Hackett estimates that means companies are likely not separating those components out of the crude before shipment.

"If you are in the middle of North Dakota you've got nowhere to put it but in the crude so that's why it's more flammable than people would expect," said Hackett.

But Hackett believes by the time the Kern projects go online, the problem will be fixed.

"I bet it happens next year. I bet it happens soon because there's more crude to move by rail out there," said Hackett.

The Kern County Fire Department said it is not specifically preparing for these projects. But said it does practice train safety on rail cars annually.

"We train across the board on every kind of eventuality that we can possibly think of and I think that we as an organization are very prepared to deal with anything we are faced with," said Sean Collins of the Kern County Fire Department.

Railroad companies involved in the Taft project (Union Pacific, BNSF, and the San Joaquin Valley Railroad) say they are working to make their lines crude ready.
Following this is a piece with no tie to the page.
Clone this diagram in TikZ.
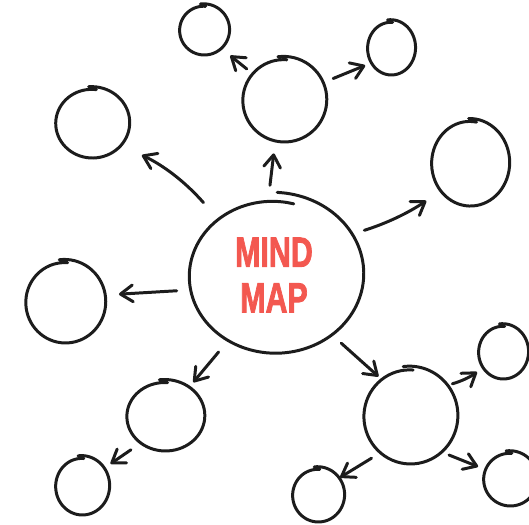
\documentclass[tikz,border=0pt]{standalone}
\usepackage{fontspec}
\setmainfont{Liberation Sans}
\newfontfamily\mapfont[FakeBold=2.2]{Liberation Sans}
\usepackage{graphicx}
\usepackage{tikz}
\usetikzlibrary{arrows.meta,shapes.geometric,positioning}
\definecolor{ink}{RGB}{28,28,28}
\definecolor{mapred}{RGB}{243,88,80}

\begin{document}
\begin{tikzpicture}[x=0.02cm, y=-0.02cm,
    >={Straight Barb[length=7pt,width=9.5pt,round]},
    blob/.style={ellipse, inner sep=0pt, outer sep=0pt},
    sketch/.style={ink, line width=1.7pt, line cap=round, line join=round},
    link/.style={sketch, ->}]
  \useasboundingbox (0,0) rectangle (529,525);
  \node[blob, minimum width=3.48cm, minimum height=3.12cm, text=mapred, align=center,
    font=\mapfont\bfseries\fontsize{24}{26}\selectfont] (mind) at (274,275)
    {\scalebox{0.72}[1]{MIND}\\\scalebox{0.72}[1]{MAP}};
  \node[blob, minimum width=1.68cm, minimum height=1.70cm] (top) at (284,100) {};
  \node[blob, minimum width=1.00cm, minimum height=1.00cm] (topleft) at (204,30) {};
  \node[blob, minimum width=0.96cm, minimum height=1.08cm] (topright) at (391,48) {};
  \node[blob, minimum width=1.48cm, minimum height=1.40cm] (northwest) at (92,123) {};
  \node[blob, minimum width=1.60cm, minimum height=1.64cm] (west) at (65,302) {};
  \node[blob, minimum width=1.56cm, minimum height=1.72cm] (east) at (470,163) {};
  \node[blob, minimum width=1.88cm, minimum height=1.92cm] (southeast) at (410,416) {};
  \node[blob, minimum width=1.00cm, minimum height=1.08cm] (seup) at (503,352) {};
  \node[blob, minimum width=1.08cm, minimum height=1.08cm] (seright) at (510,479) {};
  \node[blob, minimum width=1.04cm, minimum height=1.08cm] (seleft) at (318,495) {};
  \node[blob, minimum width=1.56cm, minimum height=1.40cm] (southwest) at (165,416) {};
  \node[blob, minimum width=1.08cm, minimum height=1.16cm] (swleaf) at (82,486) {};

  \foreach \n/\a/\b/\s/\g in {mind/87/78/272/0.12, top/42/42/262/0.08, topleft/25/25/262/0.1,
      topright/24/27/262/0.1, northwest/37/35/265/0.08, west/40/41/262/0.08,
      east/39/43/268/0.07, southeast/47/48/262/0.08, seup/25/27/262/0.1,
      seright/27/27/262/0.1, seleft/26/27/262/0.1, southwest/39/35/262/0.09,
      swleaf/27/29/262/0.1}
    \draw[sketch, shift={(\n)}] plot[domain=0:372, samples=70, smooth, variable=\t]
      ({\a*(1+\g/2-\g*\t/372)*cos(\t+\s)}, {\b*(1+\g/2-\g*\t/372)*sin(\t+\s)});

  \draw[link, shorten <=6.8pt, shorten >=6.8pt] (mind.94) -- (top.258);
  \draw[link, shorten <=3.6pt, shorten >=6.7pt] (top.140) -- (topleft.313);
  \draw[link, shorten <=6.6pt, shorten >=3.6pt] (top.24) -- (topright.217);
  \draw[link, shorten <=10.8pt, shorten >=13.4pt] (mind.135) to[bend right=12] (northwest.322);
  \draw[link, shorten <=6.8pt, shorten >=8.3pt] (mind.190) -- (west.10);
  \draw[link, shorten <=9.3pt, shorten >=9.8pt] (mind.28) to[bend right=8] (east.224);
  \draw[link, shorten <=7.9pt, shorten >=1.7pt] (mind.314) -- (southeast.128);
  \draw[link, shorten <=3.6pt, shorten >=4pt] (southeast.40) to[bend right=10] (seup.218);
  \draw[link, shorten <=4.8pt, shorten >=4.1pt] (southeast.311) -- (seright.159);
  \draw[link, shorten <=5.7pt, shorten >=1.1pt] (southeast.231) -- (seleft.39);
  \draw[link, shorten <=8.1pt, shorten >=4.3pt] (mind.235) -- (southwest.50);
  \draw[link, shorten <=6.6pt, shorten >=4.8pt] (southwest.228) -- (swleaf.39);
\end{tikzpicture}
\end{document}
"If this Plains All American project comes online there are a number of things that will have to take place as far as infrastructure and we are part of those conversations," said Aaron Hunt of Union Pacific.

There's also a concern about the construction of the tankers that carry crude by rail. They're called DOT 111's. In March of 2012, the U.S. National Transportation Safety Board crafted new safety guidelines that would include double hulled cars to make them more puncture resistant but the Department of Transportation has yet to adopt the measures.

"There's some kind of a mismatch of the design of the rail cars and the products they're putting on them," said Hackett.

In addition to this concern, there is also an excitement among industry insiders who said these two projects could decrease the state's dependence on foreign oil and possibly lower gas prices.